SHORT TASK: Leave the pictures out, and retype all of the material exactly as written.

COLLECTED MATERIAL:
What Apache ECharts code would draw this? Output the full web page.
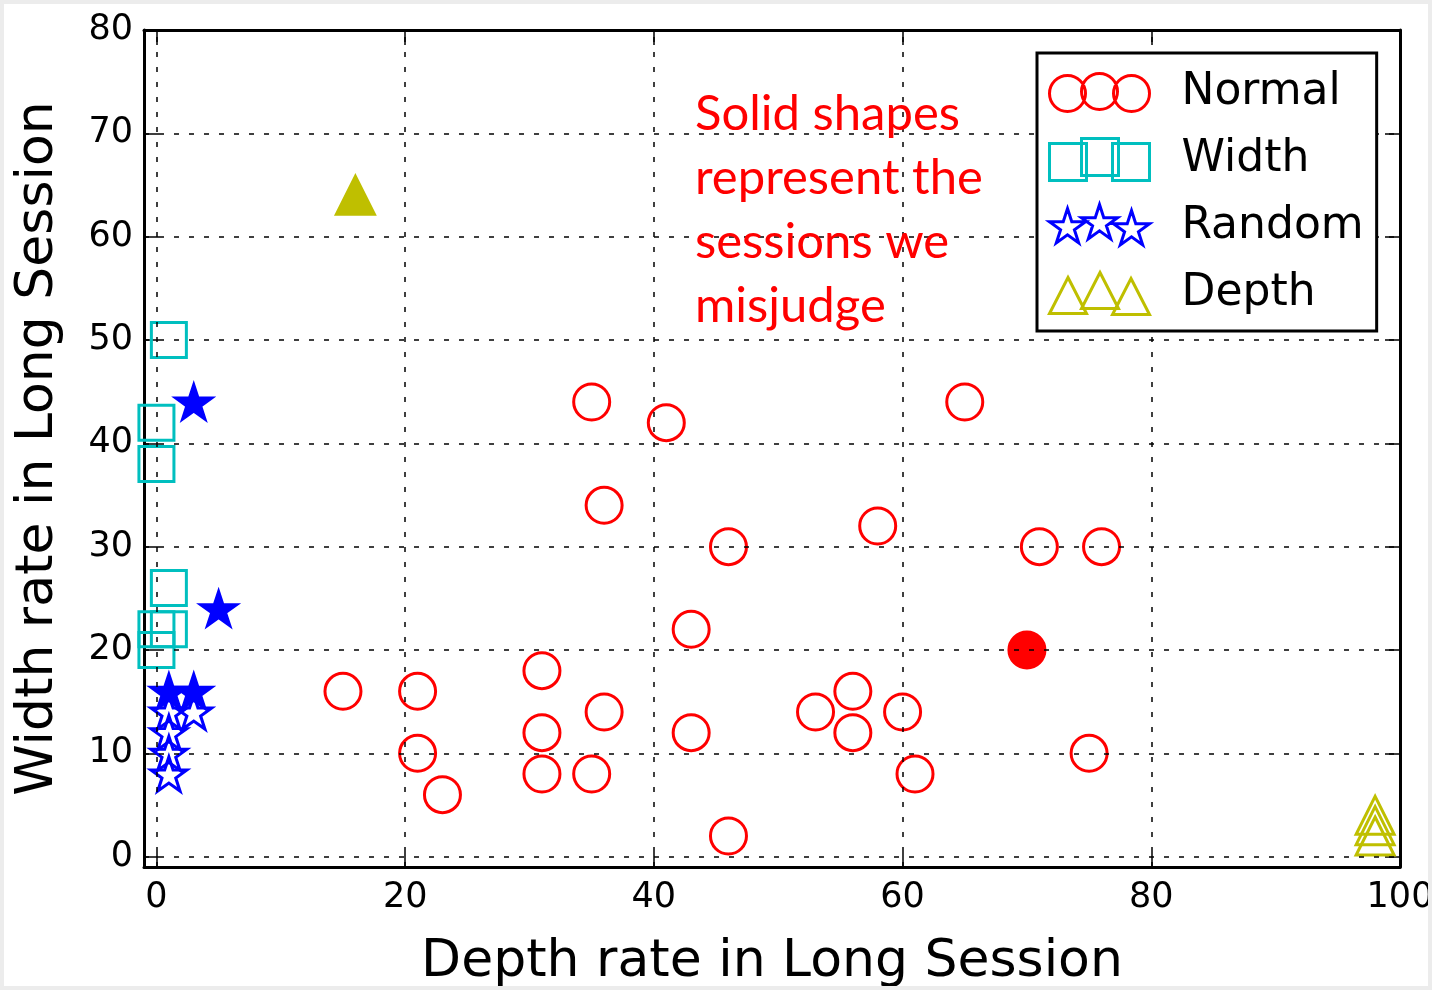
<!DOCTYPE html>
<html>
<head>
<meta charset="utf-8">
<script src="https://cdn.jsdelivr.net/npm/echarts@6/dist/echarts.min.js"></script>
<style>
  html, body { margin: 0; padding: 0; background: #fff; }
  #chart { width: 1432px; height: 990px; }
</style>
</head>
<body>
<div id="chart"></div>
<script>
// tick / grid values
const xTicks = [0, 20, 40, 60, 80, 100];
const yTicks = [0, 10, 20, 30, 40, 50, 60, 70, 80];
const xGrid = [0, 20, 40, 60, 80];
const yGrid = [0, 10, 20, 30, 40, 50, 60, 70];

// hollow = judged right, solid = misjudged
const normalPts = [
  [15, 16], [21, 16], [21, 10], [23, 6], [31, 18], [31, 12], [31, 8], [35, 8],
  [35, 44], [36, 34], [36, 14], [41, 42], [43, 22], [43, 12], [46, 30], [46, 2],
  [53, 14], [56, 16], [56, 12], [58, 32], [60, 14], [61, 8], [65, 44], [71, 30],
  [76, 30], [75, 10]
];
const normalSolid = [[70, 20]];

const widthPts = [[1, 50], [0, 42], [0, 38], [1, 26], [1, 22], [0, 22], [0, 20]];
const widthSolid = [];

const randomPts = [[1, 14], [3, 14], [1, 12], [1, 10], [1, 8]];
const randomSolid = [[3, 44], [5, 24], [1, 16], [3, 16]];

const depthPts = [[98, 4], [98, 3], [98, 2]];
const depthSolid = [[16, 64]];

const RED = '#ff0000', CYAN = '#00bfbf', BLUE = '#0000ff', OLIVE = '#bfbf00';
const FONT = 'DejaVu Sans';

// symbol shapes
function starPath(cx, cy, R) {
  let d = '';
  for (let i = 0; i < 10; i++) {
    const r = i % 2 ? R * 0.382 : R;
    const a = (-90 + i * 36) * Math.PI / 180;
    d += (i ? 'L' : 'M') + (cx + r * Math.cos(a)).toFixed(2) + ',' + (cy + r * Math.sin(a)).toFixed(2);
  }
  return d + 'Z';
}
function circlePath(cx, cy, r) {
  return `M${cx - r},${cy}A${r},${r},0,1,0,${cx + r},${cy}A${r},${r},0,1,0,${cx - r},${cy}Z`;
}
function rectPath(x, y, w, h) {
  return `M${x},${y}L${x + w},${y}L${x + w},${y + h}L${x},${y + h}Z`;
}
function triPath(x, y, w, h) {
  return `M${x + w / 2},${y}L${x + w},${y + h}L${x},${y + h}Z`;
}
const box = 'M0,0M102,44';
const legendIcons = {
  Normal: 'path://' + box + circlePath(19, 23, 18) + circlePath(51, 21, 18) + circlePath(83, 23, 18),
  Width: 'path://' + box + rectPath(1, 6, 37, 37) + rectPath(33, 1, 37, 37) + rectPath(64, 6, 37, 37),
  Random: 'path://' + box + starPath(19, 23, 19) + starPath(51, 19, 19) + starPath(83, 25, 19),
  Depth: 'path://' + box + triPath(1, 6, 37, 36) + triPath(33, 1, 37, 36) + triPath(64, 7, 37, 36)
};
const starSymbol = 'path://' + starPath(50, 50, 50);

function pts(hollow, solid, color) {
  return hollow.map(p => p).concat(solid.map(p => ({ value: p, itemStyle: { color: color } })));
}
function series(name, symbol, size, color, hollow, solid) {
  return {
    name: name,
    type: 'scatter',
    symbol: symbol,
    symbolSize: size,
    itemStyle: { color: 'rgba(0,0,0,0)', borderColor: color, borderWidth: 3, opacity: 1 },
    emphasis: { disabled: true },
    data: pts(hollow, solid, color)
  };
}

const chart = echarts.init(document.getElementById('chart'));

const axisCommon = {
  type: 'value',
  axisLine: { show: true, onZero: false, lineStyle: { color: '#000', width: 3 } },
  axisTick: { show: true, inside: true, length: 15, lineStyle: { color: '#000', width: 1.5 } },
  splitLine: { show: false }
};

const seriesList = [
  series('Normal', 'circle', 36, RED, normalPts, normalSolid),
  series('Width', 'rect', 35, CYAN, widthPts, widthSolid),
  series('Random', starSymbol, [36, 34], BLUE, randomPts, randomSolid),
  series('Depth', 'triangle', 38, OLIVE, depthPts, depthSolid)
];
seriesList[0].markLine = {
  silent: true,
  symbol: ['none', 'none'],
  label: { show: false },
  animation: false,
  lineStyle: { color: '#000', width: 1.5, type: [5, 10], opacity: 1 },
  data: xGrid.map(v => ({ xAxis: v })).concat(yGrid.map(v => ({ yAxis: v })))
};

chart.setOption({
  animation: false,
  backgroundColor: '#fff',
  grid: { left: 144, right: 32, top: 30, bottom: 123, outerBoundsMode: 'none', containLabel: false },
  xAxis: [
    Object.assign({}, axisCommon, {
      min: -1, max: 100, position: 'bottom',
      axisTick: Object.assign({}, axisCommon.axisTick, { customValues: xTicks }),
      axisLabel: { customValues: xTicks, fontSize: 35, fontFamily: FONT, color: '#000', margin: 13 },
      name: 'Depth rate in Long Session',
      nameLocation: 'middle',
      nameGap: 69,
      nameTextStyle: { fontSize: 52, fontFamily: FONT, color: '#000' }
    }),
    Object.assign({}, axisCommon, {
      min: -1, max: 100, position: 'top',
      axisTick: Object.assign({}, axisCommon.axisTick, { customValues: xTicks }),
      axisLabel: { show: false }
    })
  ],
  yAxis: [
    Object.assign({}, axisCommon, {
      min: -1, max: 80, position: 'left',
      axisTick: Object.assign({}, axisCommon.axisTick, { customValues: yTicks }),
      axisLabel: { customValues: yTicks, fontSize: 35, fontFamily: FONT, color: '#000', margin: 11 },
      name: 'Width rate in Long Session',
      nameLocation: 'middle',
      nameGap: 80,
      nameTextStyle: { fontSize: 52, fontFamily: FONT, color: '#000' }
    }),
    Object.assign({}, axisCommon, {
      min: -1, max: 80, position: 'right',
      axisTick: Object.assign({}, axisCommon.axisTick, { customValues: yTicks }),
      axisLabel: { show: false }
    })
  ],
  legend: {
    orient: 'vertical',
    left: 1037,
    top: 53,
    z: 10,
    padding: [16, 13, 14, 10],
    backgroundColor: '#fff',
    borderColor: '#000',
    borderWidth: 3,
    itemGap: 20,
    itemWidth: 102,
    itemHeight: 44,
    selectedMode: false,
    itemStyle: { borderWidth: 3, opacity: 1 },
    textStyle: { fontSize: 44, fontFamily: FONT, color: '#000', lineHeight: 44, padding: [0, 0, 0, 26] },
    data: ['Normal', 'Width', 'Random', 'Depth'].map(n => ({ name: n, icon: legendIcons[n] }))
  },
  graphic: [
    {
      type: 'text',
      left: 695,
      top: 82,
      z: 10,
      style: {
        text: 'Solid shapes\nrepresent the\nsessions we\nmisjudge',
        fontSize: 49,
        fontFamily: 'Lato',
        lineHeight: 64,
        fill: RED
      }
    },
    {
      type: 'rect',
      z: 100,
      silent: true,
      shape: { x: 0, y: 0, width: 1432, height: 990 },
      style: { fill: 'none', stroke: '#ececec', lineWidth: 8 }
    }
  ],
  series: seriesList
});
</script>
</body>
</html>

EXPECTED OUTPUT:
What Apache ECharts code would draw this? Output the full web page.
<!DOCTYPE html>
<html>
<head>
<meta charset="utf-8">
<script src="https://cdn.jsdelivr.net/npm/echarts@6/dist/echarts.min.js"></script>
<style>
  html, body { margin: 0; padding: 0; background: #fff; }
  #chart { width: 1432px; height: 990px; }
</style>
</head>
<body>
<div id="chart"></div>
<script>
// tick / grid values
const xTicks = [0, 20, 40, 60, 80, 100];
const yTicks = [0, 10, 20, 30, 40, 50, 60, 70, 80];
const xGrid = [0, 20, 40, 60, 80];
const yGrid = [0, 10, 20, 30, 40, 50, 60, 70];

// hollow = judged right, solid = misjudged
const normalPts = [
  [15, 16], [21, 16], [21, 10], [23, 6], [31, 18], [31, 12], [31, 8], [35, 8],
  [35, 44], [36, 34], [36, 14], [41, 42], [43, 22], [43, 12], [46, 30], [46, 2],
  [53, 14], [56, 16], [56, 12], [58, 32], [60, 14], [61, 8], [65, 44], [71, 30],
  [76, 30], [75, 10]
];
const normalSolid = [[70, 20]];

const widthPts = [[1, 50], [0, 42], [0, 38], [1, 26], [1, 22], [0, 22], [0, 20]];
const widthSolid = [];

const randomPts = [[1, 14], [3, 14], [1, 12], [1, 10], [1, 8]];
const randomSolid = [[3, 44], [5, 24], [1, 16], [3, 16]];

const depthPts = [[98, 4], [98, 3], [98, 2]];
const depthSolid = [[16, 64]];

const RED = '#ff0000', CYAN = '#00bfbf', BLUE = '#0000ff', OLIVE = '#bfbf00';
const FONT = 'DejaVu Sans';

// symbol shapes
function starPath(cx, cy, R) {
  let d = '';
  for (let i = 0; i < 10; i++) {
    const r = i % 2 ? R * 0.382 : R;
    const a = (-90 + i * 36) * Math.PI / 180;
    d += (i ? 'L' : 'M') + (cx + r * Math.cos(a)).toFixed(2) + ',' + (cy + r * Math.sin(a)).toFixed(2);
  }
  return d + 'Z';
}
function circlePath(cx, cy, r) {
  return `M${cx - r},${cy}A${r},${r},0,1,0,${cx + r},${cy}A${r},${r},0,1,0,${cx - r},${cy}Z`;
}
function rectPath(x, y, w, h) {
  return `M${x},${y}L${x + w},${y}L${x + w},${y + h}L${x},${y + h}Z`;
}
function triPath(x, y, w, h) {
  return `M${x + w / 2},${y}L${x + w},${y + h}L${x},${y + h}Z`;
}
const box = 'M0,0M102,44';
const legendIcons = {
  Normal: 'path://' + box + circlePath(19, 23, 18) + circlePath(51, 21, 18) + circlePath(83, 23, 18),
  Width: 'path://' + box + rectPath(1, 6, 37, 37) + rectPath(33, 1, 37, 37) + rectPath(64, 6, 37, 37),
  Random: 'path://' + box + starPath(19, 23, 19) + starPath(51, 19, 19) + starPath(83, 25, 19),
  Depth: 'path://' + box + triPath(1, 6, 37, 36) + triPath(33, 1, 37, 36) + triPath(64, 7, 37, 36)
};
const starSymbol = 'path://' + starPath(50, 50, 50);

function pts(hollow, solid, color) {
  return hollow.map(p => p).concat(solid.map(p => ({ value: p, itemStyle: { color: color } })));
}
function series(name, symbol, size, color, hollow, solid) {
  return {
    name: name,
    type: 'scatter',
    symbol: symbol,
    symbolSize: size,
    itemStyle: { color: 'rgba(0,0,0,0)', borderColor: color, borderWidth: 3, opacity: 1 },
    emphasis: { disabled: true },
    data: pts(hollow, solid, color)
  };
}

const chart = echarts.init(document.getElementById('chart'));

const axisCommon = {
  type: 'value',
  axisLine: { show: true, onZero: false, lineStyle: { color: '#000', width: 3 } },
  axisTick: { show: true, inside: true, length: 15, lineStyle: { color: '#000', width: 1.5 } },
  splitLine: { show: false }
};

const seriesList = [
  series('Normal', 'circle', 36, RED, normalPts, normalSolid),
  series('Width', 'rect', 35, CYAN, widthPts, widthSolid),
  series('Random', starSymbol, [36, 34], BLUE, randomPts, randomSolid),
  series('Depth', 'triangle', 38, OLIVE, depthPts, depthSolid)
];
seriesList[0].markLine = {
  silent: true,
  symbol: ['none', 'none'],
  label: { show: false },
  animation: false,
  lineStyle: { color: '#000', width: 1.5, type: [5, 10], opacity: 1 },
  data: xGrid.map(v => ({ xAxis: v })).concat(yGrid.map(v => ({ yAxis: v })))
};

chart.setOption({
  animation: false,
  backgroundColor: '#fff',
  grid: { left: 144, right: 32, top: 30, bottom: 123, outerBoundsMode: 'none', containLabel: false },
  xAxis: [
    Object.assign({}, axisCommon, {
      min: -1, max: 100, position: 'bottom',
      axisTick: Object.assign({}, axisCommon.axisTick, { customValues: xTicks }),
      axisLabel: { customValues: xTicks, fontSize: 35, fontFamily: FONT, color: '#000', margin: 13 },
      name: 'Depth rate in Long Session',
      nameLocation: 'middle',
      nameGap: 69,
      nameTextStyle: { fontSize: 52, fontFamily: FONT, color: '#000' }
    }),
    Object.assign({}, axisCommon, {
      min: -1, max: 100, position: 'top',
      axisTick: Object.assign({}, axisCommon.axisTick, { customValues: xTicks }),
      axisLabel: { show: false }
    })
  ],
  yAxis: [
    Object.assign({}, axisCommon, {
      min: -1, max: 80, position: 'left',
      axisTick: Object.assign({}, axisCommon.axisTick, { customValues: yTicks }),
      axisLabel: { customValues: yTicks, fontSize: 35, fontFamily: FONT, color: '#000', margin: 11 },
      name: 'Width rate in Long Session',
      nameLocation: 'middle',
      nameGap: 80,
      nameTextStyle: { fontSize: 52, fontFamily: FONT, color: '#000' }
    }),
    Object.assign({}, axisCommon, {
      min: -1, max: 80, position: 'right',
      axisTick: Object.assign({}, axisCommon.axisTick, { customValues: yTicks }),
      axisLabel: { show: false }
    })
  ],
  legend: {
    orient: 'vertical',
    left: 1037,
    top: 53,
    z: 10,
    padding: [16, 13, 14, 10],
    backgroundColor: '#fff',
    borderColor: '#000',
    borderWidth: 3,
    itemGap: 20,
    itemWidth: 102,
    itemHeight: 44,
    selectedMode: false,
    itemStyle: { borderWidth: 3, opacity: 1 },
    textStyle: { fontSize: 44, fontFamily: FONT, color: '#000', lineHeight: 44, padding: [0, 0, 0, 26] },
    data: ['Normal', 'Width', 'Random', 'Depth'].map(n => ({ name: n, icon: legendIcons[n] }))
  },
  graphic: [
    {
      type: 'text',
      left: 695,
      top: 82,
      z: 10,
      style: {
        text: 'Solid shapes\nrepresent the\nsessions we\nmisjudge',
        fontSize: 49,
        fontFamily: 'Lato',
        lineHeight: 64,
        fill: RED
      }
    },
    {
      type: 'rect',
      z: 100,
      silent: true,
      shape: { x: 0, y: 0, width: 1432, height: 990 },
      style: { fill: 'none', stroke: '#ececec', lineWidth: 8 }
    }
  ],
  series: seriesList
});
</script>
</body>
</html>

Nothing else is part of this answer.